Gooden, of Martinsburg, was re-elected in November to a second four-year term as assessor. A Republican, he defeated Larry Hess in the 2004 general election and ran unopposed in 2008.

He worked for 20 years as a West Virginia State Police trooper, then served as Berkeley County sheriff from 1989 to 1996.

"He was a pretty stern, strict sheriff," said current Sheriff Kenneth M. "Kenny" Lemaster Jr., who was a criminal investigator in the department during Gooden's tenure.

Lemaster said he learned a lot about state code while working under Gooden, who loved to read it.

County Administrator Deborah Hammond said Gooden was a "strict constitutionalist, by the book, that's for sure."

Hammond told Kilmer grief counselors would be available, and the commission agreed to allow the assessor's office to close for Gooden's funeral service. Arrangements were not announced Thursday.

In 2007, Gooden successfully sued the county commission in Circuit Court over his authority to set salaries, and 23rd Judicial Circuit Judge Christopher C. Wilkes ordered the commission to pay Gooden's attorneys $29,433.50 last year.

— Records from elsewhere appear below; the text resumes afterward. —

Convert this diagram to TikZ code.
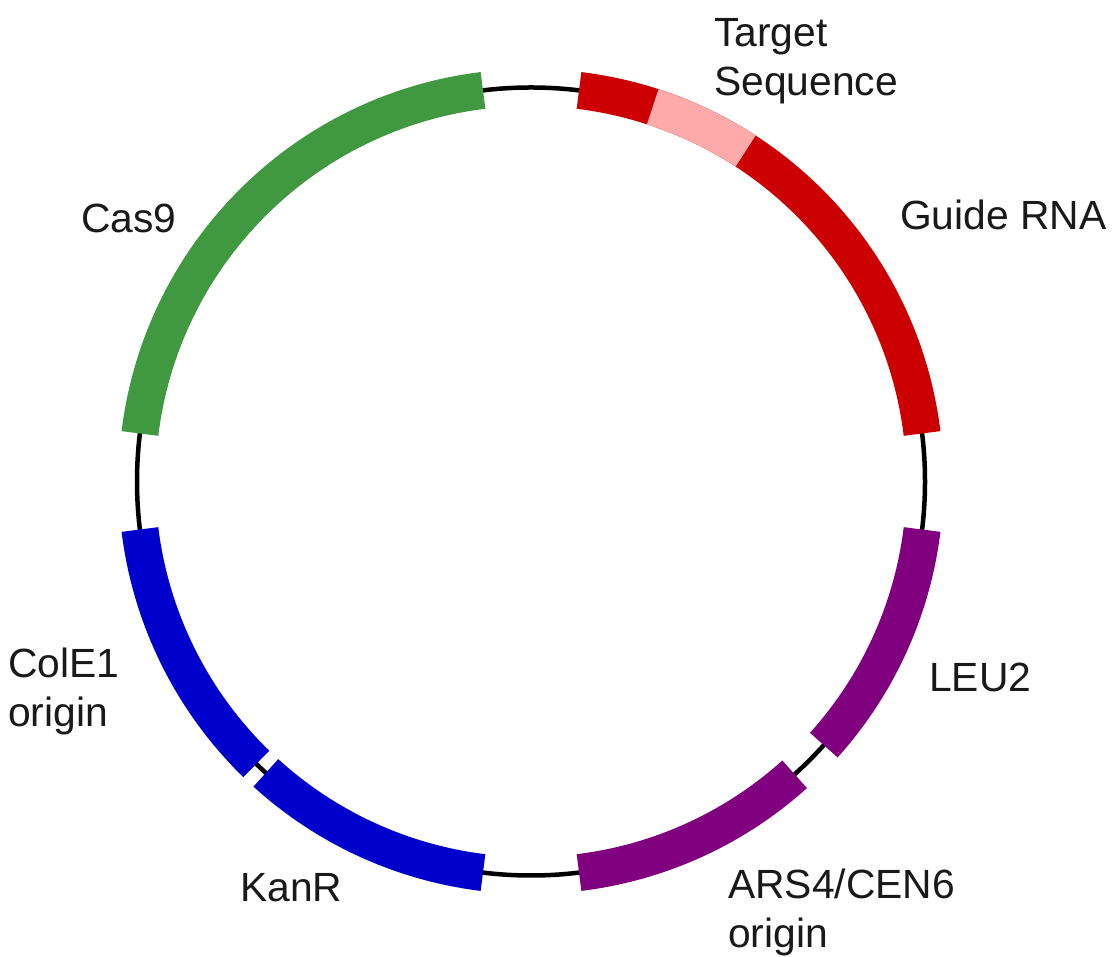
\documentclass[tikz,border=0pt]{standalone}
\usepackage{fontspec}
\setmainfont{Liberation Sans}
\definecolor{casgreen}{RGB}{64,153,64}
\definecolor{grna}{RGB}{204,0,0}
\definecolor{tseq}{RGB}{255,170,170}
\definecolor{oriblue}{RGB}{0,0,204}
\definecolor{leupurple}{RGB}{128,0,128}
\begin{document}
\begin{tikzpicture}[x=1pt,y=1pt,
  backbone/.style={draw=black,line width=4.5pt},
  feature/.style={line width=37pt,line cap=butt},
  lbl/.style={inner sep=0pt,anchor=base west,align=left,
    font=\fontsize{40.8}{49}\selectfont,text=black!90}]
\useasboundingbox (0,0) rectangle (1113,957);
\coordinate (c) at (531,475.5);
\def\R{394}
\draw[backbone] (c) circle[radius=\R];
% features
\draw[feature,casgreen] ([shift={(97:\R)}]c) arc[start angle=97,end angle=173,radius=\R];
\draw[feature,grna] ([shift={(7:\R)}]c) arc[start angle=7,end angle=83,radius=\R];
\draw[feature,tseq] ([shift={(57:\R)}]c) arc[start angle=57,end angle=72,radius=\R];
\draw[feature,leupurple] ([shift={(-7:\R)}]c) arc[start angle=-7,end angle=-42,radius=\R];
\draw[feature,leupurple] ([shift={(-48:\R)}]c) arc[start angle=-48,end angle=-83,radius=\R];
\draw[feature,oriblue] ([shift={(-97:\R)}]c) arc[start angle=-97,end angle=-132.3,radius=\R];
\draw[feature,oriblue] ([shift={(-134.2:\R)}]c) arc[start angle=-134.2,end angle=-173,radius=\R];
% labels (two-line labels anchored at the baseline of their last line)
\node[lbl] (cas9) at (81,724) {Cas9};
\node[lbl] (target) at (714,861) {Target\\Sequence};
\node[lbl] (guide) at (900,727) {Guide RNA};
\node[lbl] (cole1) at (8,230) {ColE1\\origin};
\node[lbl] (leu2) at (929,265) {LEU2};
\node[lbl] (ars) at (728,9) {ARS4/CEN6\\origin};
\node[lbl] (kanr) at (240,55) {KanR};
\end{tikzpicture}
\end{document}
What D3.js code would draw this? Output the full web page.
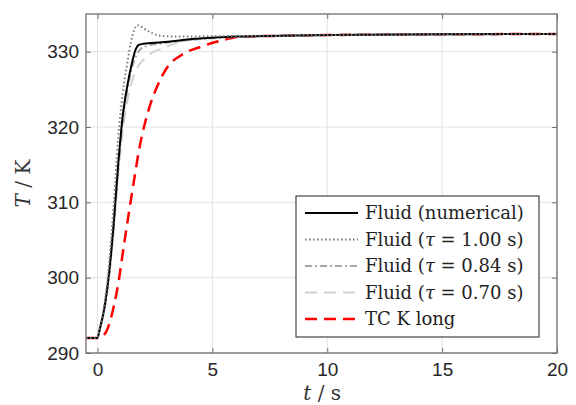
<!DOCTYPE html>
<html>
<head>
<meta charset="utf-8">
<script src="https://cdn.jsdelivr.net/npm/d3@7"></script>
<style>
  body { margin: 0; background: #fff; }
  svg { display: block; }
</style>
</head>
<body>
<svg id="chart"></svg>
<script>
// time grids and temperatures
const tNum = [-0.5, 0, 0.1, 0.3, 0.5, 0.7, 0.9, 1.1, 1.3, 1.5, 1.65, 1.8, 2.0, 2.8, 4.26, 6, 8, 10, 15, 20];
const TNum = [292, 292, 293.2, 296, 300.5, 307, 315, 321.5, 325.5, 328.5, 330.2, 330.9, 331.05, 331.25, 331.7, 332.0, 332.1, 332.2, 332.3, 332.35];

const tTau100 = [-0.5, 0, 0.1, 0.3, 0.5, 0.7, 0.9, 1.1, 1.3, 1.45, 1.6, 1.72, 1.85, 2.0, 2.23, 2.5, 2.8, 3.4, 5, 7, 10, 15, 20];
const TTau100 = [292, 292, 293.3, 296.5, 301.8, 309.5, 318.5, 324.5, 328.5, 331.2, 332.9, 333.5, 333.4, 333.1, 332.7, 332.3, 332.1, 332.0, 332.05, 332.1, 332.2, 332.3, 332.35];

const tTau084 = [-0.5, 0, 0.1, 0.3, 0.5, 0.7, 0.9, 1.1, 1.3, 1.5, 1.7, 1.9, 2.2, 2.8, 4.2, 6, 8, 10, 15, 20];
const TTau084 = [292, 292, 293.1, 295.8, 300.2, 306.5, 314.5, 321, 325, 327.8, 329.6, 330.4, 330.8, 331.1, 331.6, 331.95, 332.1, 332.2, 332.3, 332.35];

const tTau070 = [-0.5, 0, 0.1, 0.3, 0.5, 0.7, 0.9, 1.1, 1.3, 1.58, 1.8, 2.09, 2.4, 2.8, 3.6, 4.5, 6, 8, 10, 15, 20];
const TTau070 = [292, 292, 293, 295.6, 300, 306, 313.5, 319.5, 323.5, 326.8, 328.2, 329.2, 329.9, 330.4, 331.3, 331.7, 332.0, 332.1, 332.2, 332.3, 332.35];

const tTC = [-0.5, 0, 0.2, 0.42, 0.71, 0.93, 1.14, 1.36, 1.58, 1.8, 2.09, 2.3, 2.6, 3.03, 3.68, 4.55, 5.42, 6.3, 8, 10, 15, 20];
const TTC = [292, 292, 292.2, 293.1, 296.2, 299.7, 304.1, 308.5, 312.7, 316.8, 320.8, 323.0, 325.4, 327.9, 329.6, 330.7, 331.5, 332, 332.1, 332.2, 332.3, 332.35];

const xTicks = [0, 5, 10, 15, 20];
const yTicks = [290, 300, 310, 320, 330];

const tauValues = ['1.00', '0.84', '0.70'];

const W = 576, H = 405;
const margin = { top: 14, right: 19, bottom: 52, left: 86 };
const width = W - margin.left - margin.right;
const height = H - margin.top - margin.bottom;

const svgRoot = d3.select('#chart').attr('width', W).attr('height', H);
const svg = svgRoot.append('g').attr('transform', `translate(${margin.left},${margin.top})`);

const x = d3.scaleLinear().domain([-0.5, 20]).range([0, width]);
const y = d3.scaleLinear().domain([290, 335]).range([height, 0]);

// Grid
svg.append('g').selectAll('line').data(xTicks).enter().append('line')
    .attr('x1', d => x(d)).attr('x2', d => x(d)).attr('y1', 0).attr('y2', height)
    .attr('stroke', '#e3e3e3').attr('stroke-width', 1);
svg.append('g').selectAll('line').data(yTicks).enter().append('line')
    .attr('x1', 0).attr('x2', width).attr('y1', d => y(d)).attr('y2', d => y(d))
    .attr('stroke', '#e3e3e3').attr('stroke-width', 1);

// Curves
const styles = [
    { t: tNum, T: TNum, color: '#000000', w: 2, dash: null },
    { t: tTau100, T: TTau100, color: '#7a7a7a', w: 2, dash: '1.5,2.5' },
    { t: tTau084, T: TTau084, color: '#a6a6a6', w: 2, dash: '7,3,2,3' },
    { t: tTau070, T: TTau070, color: '#d0d0d0', w: 2, dash: '12,7' },
    { t: tTC, T: TTC, color: '#ff0000', w: 2.5, dash: '12,7' }
];

const line = d3.line().x(d => x(d[0])).y(d => y(d[1])).curve(d3.curveMonotoneX);
[4, 3, 2, 0, 1].forEach(i => {
    const s = styles[i];
    svg.append('path')
        .datum(s.t.map((t, k) => [t, s.T[k]]))
        .attr('d', line)
        .attr('fill', 'none')
        .attr('stroke', s.color)
        .attr('stroke-width', s.w)
        .attr('stroke-dasharray', s.dash);
});

// Frame and inward ticks
const frameColor = '#6e6e6e';
const sans = 'Liberation Sans, Arial, sans-serif';
svg.append('rect').attr('width', width).attr('height', height)
    .attr('fill', 'none').attr('stroke', frameColor).attr('stroke-width', 1.3);

svg.append('g').attr('transform', `translate(0,${height})`)
    .call(d3.axisBottom(x).tickValues(xTicks).tickSizeInner(-5).tickSizeOuter(0).tickPadding(10))
    .call(g => g.select('.domain').remove())
    .call(g => g.selectAll('line').attr('stroke', frameColor))
    .call(g => g.selectAll('text').attr('font-family', sans).attr('font-size', '19px').attr('fill', '#262626'));
svg.append('g')
    .call(d3.axisTop(x).tickValues(xTicks).tickSizeInner(-5).tickSizeOuter(0).tickFormat(''))
    .call(g => g.select('.domain').remove())
    .call(g => g.selectAll('line').attr('stroke', frameColor));

svg.append('g')
    .call(d3.axisLeft(y).tickValues(yTicks).tickSizeInner(-5).tickSizeOuter(0).tickPadding(7))
    .call(g => g.select('.domain').remove())
    .call(g => g.selectAll('line').attr('stroke', frameColor))
    .call(g => g.selectAll('text').attr('font-family', sans).attr('font-size', '19px').attr('fill', '#262626'));
svg.append('g').attr('transform', `translate(${width},0)`)
    .call(d3.axisRight(y).tickValues(yTicks).tickSizeInner(-5).tickSizeOuter(0).tickFormat(''))
    .call(g => g.select('.domain').remove())
    .call(g => g.selectAll('line').attr('stroke', frameColor));

// Axis labels
const serif = 'DejaVu Serif, serif';
const xl = svg.append('text').attr('x', x(10) - 5).attr('y', height + 47)
    .attr('text-anchor', 'middle').attr('font-family', serif).attr('font-size', '20px').attr('fill', '#333');
xl.append('tspan').attr('font-style', 'italic').text('t');
xl.append('tspan').text(' /  s');

const yl = svg.append('text').attr('transform', `translate(${-56},${y(312.5)}) rotate(-90)`)
    .attr('text-anchor', 'middle').attr('font-family', serif).attr('font-size', '20px').attr('fill', '#333');
yl.append('tspan').attr('font-style', 'italic').text('T');
yl.append('tspan').text(' /  K');

// Legend
const lg = svg.append('g').attr('transform', `translate(${296 - margin.left},${196 - margin.top})`);
lg.append('rect').attr('width', 243).attr('height', 141)
    .attr('fill', '#fff').attr('stroke', '#444').attr('stroke-width', 1.2);
styles.forEach((s, i) => {
    const cy = 17 + i * 26.5;
    lg.append('line').attr('x1', 9).attr('x2', 62).attr('y1', cy).attr('y2', cy)
        .attr('stroke', s.color).attr('stroke-width', s.w).attr('stroke-dasharray', s.dash);
    const txt = lg.append('text').attr('x', 69).attr('y', cy + 6)
        .attr('font-family', serif).attr('font-size', '18px').attr('fill', '#222');
    if (i === 0) txt.text('Fluid (numerical)');
    else if (i === 4) txt.text('TC K long');
    else {
        txt.append('tspan').text('Fluid (');
        txt.append('tspan').attr('font-style', 'italic').text('\u03c4');
        txt.append('tspan').text(` = ${tauValues[i - 1]} s)`);
    }
});
</script>
</body>
</html>
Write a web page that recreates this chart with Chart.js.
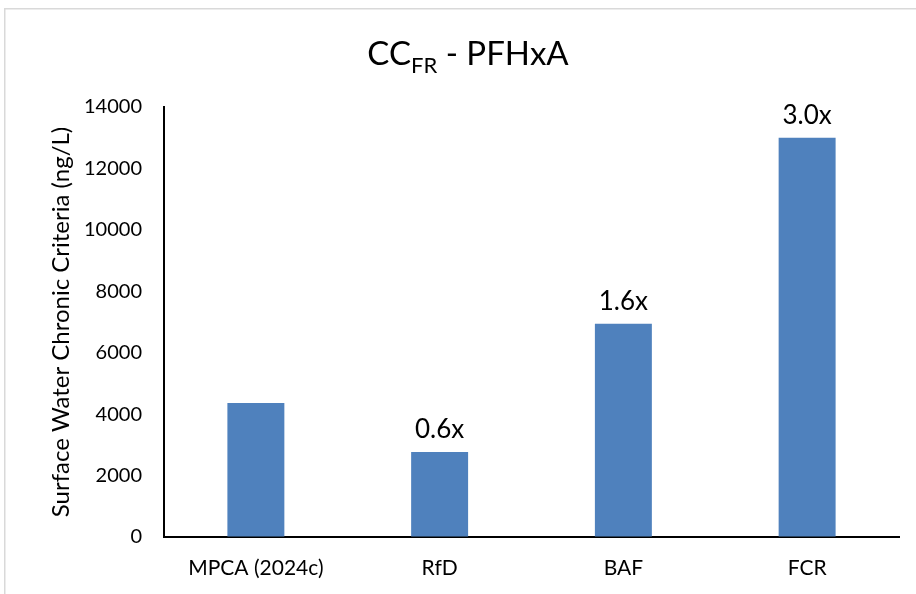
<!DOCTYPE html>
<html><head><meta charset="utf-8">
<script src="https://cdn.jsdelivr.net/npm/chart.js@4/dist/chart.umd.min.js"></script>
<style>html,body{margin:0;padding:0;background:#fff;overflow:hidden}canvas{display:block}</style>
</head><body>
<canvas id="c" width="916" height="594"></canvas>
<script>
const categories = ['MPCA (2024c)', 'RfD', 'BAF', 'FCR'];
const criteriaValues = [4360, 2770, 6940, 13000];
const ratioLabels = ['', '0.6x', '1.6x', '3.0x'];
const yTicks = [0, 2000, 4000, 6000, 8000, 10000, 12000, 14000];
const titleMain = 'CC';
const titleSub = 'FR';
const titleRest = ' - PFHxA';
const yAxisTitle = 'Surface Water Chronic Criteria (ng/L)';

const FONT = 'Lato';

const framePlugin = {
  id: 'frame',
  beforeDraw(chart) {
    const ctx = chart.ctx;
    ctx.save();
    ctx.fillStyle = '#fff';
    ctx.fillRect(0, 0, chart.width, chart.height);
    ctx.strokeStyle = '#d9d9d9';
    ctx.lineWidth = 1.5;
    ctx.strokeRect(4.75, 8.75, 2000, 2000);
    ctx.restore();
  }
};

const titlePlugin = {
  id: 'subTitle',
  afterDraw(chart) {
    const ctx = chart.ctx;
    ctx.save();
    ctx.fillStyle = '#000';
    ctx.textBaseline = 'alphabetic';
    ctx.textAlign = 'left';
    const mainFont = '33px ' + FONT, subFont = '22px ' + FONT;
    ctx.font = mainFont;
    const w1 = ctx.measureText(titleMain).width;
    const w3 = ctx.measureText(titleRest).width;
    ctx.font = subFont;
    const w2 = ctx.measureText(titleSub).width;
    const total = w1 + w2 + w3;
    let x = 468 - total / 2;
    const base = 65;
    ctx.font = mainFont; ctx.fillText(titleMain, x, base); x += w1;
    ctx.font = subFont; ctx.fillText(titleSub, x, base + 8); x += w2;
    ctx.font = mainFont; ctx.fillText(titleRest, x, base);
    ctx.restore();
  }
};

const barLabelPlugin = {
  id: 'barLabels',
  afterDatasetsDraw(chart) {
    const ctx = chart.ctx;
    const meta = chart.getDatasetMeta(0);
    ctx.save();
    ctx.fillStyle = '#000';
    ctx.font = '26px ' + FONT;
    ctx.textAlign = 'center';
    ctx.textBaseline = 'alphabetic';
    meta.data.forEach((bar, i) => {
      const t = ratioLabels[i];
      if (t) ctx.fillText(t, bar.x, bar.y - 14);
    });
    ctx.restore();
  }
};

function draw() {
  new Chart(document.getElementById('c'), {
    type: 'bar',
    data: {
      labels: categories,
      datasets: [{
        data: criteriaValues,
        backgroundColor: '#4F81BD',
        borderWidth: 0,
        barPercentage: 0.31,
        categoryPercentage: 1
      }]
    },
    options: {
      responsive: false,
      animation: false,
      devicePixelRatio: 1,
      layout: { padding: { left: 0, right: 17, top: 107, bottom: 0 } },
      plugins: { legend: { display: false }, tooltip: { enabled: false }, title: { display: false } },
      scales: {
        x: {
          grid: { display: true, color: 'rgba(0,0,0,0)', drawTicks: false },
          border: { display: true, color: '#000', width: 2 },
          ticks: { color: '#000', font: { family: FONT, size: 21 }, padding: 19, maxRotation: 0 },
          afterFit(scale) { scale.height = 57; }
        },
        y: {
          min: 0, max: 14000,
          grid: { display: true, color: 'rgba(0,0,0,0)', drawTicks: false },
          border: { display: true, color: '#000', width: 2 },
          afterBuildTicks(scale) { scale.ticks = yTicks.map(v => ({ value: v })); },
          ticks: { color: '#000', font: { family: FONT, size: 20 }, padding: 22, callback: v => String(v) },
          title: { display: true, text: yAxisTitle, color: '#000', font: { family: FONT, size: 24 }, padding: { top: 47, bottom: 0 } },
          afterFit(scale) { scale.width = 164; }
        }
      }
    },
    plugins: [framePlugin, titlePlugin, barLabelPlugin]
  });
}

Promise.all([
  document.fonts.load('20px Lato'),
  document.fonts.load('30px Lato')
]).then(draw, draw);
</script>
</body></html>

"Yes, we had our battles," Collins recalled Thursday after the meeting. "But we were friends. He never carried a grudge ... I never had a problem talking to Preston. He would be open to what I had to say."

Last week, Gooden told the commission during his budget presentation he wasn't going to fight with them over his spending plan, but expected his office to be adequately funded.

Collins credited Gooden for making "tremendous strides" in property assessments, particularly with educating his employees, getting property added to the tax books and other advancements such as the GIS project.

"All of his actions were for the betterment of Berkeley County," Stubblefield said.

"He was a very positive individual. That's how he lived his life," said Gooden's son-in-law, Roger Kirkbride. "He was a straight shooter ... a very honorable man."

Gooden is survived by his wife, Barbara.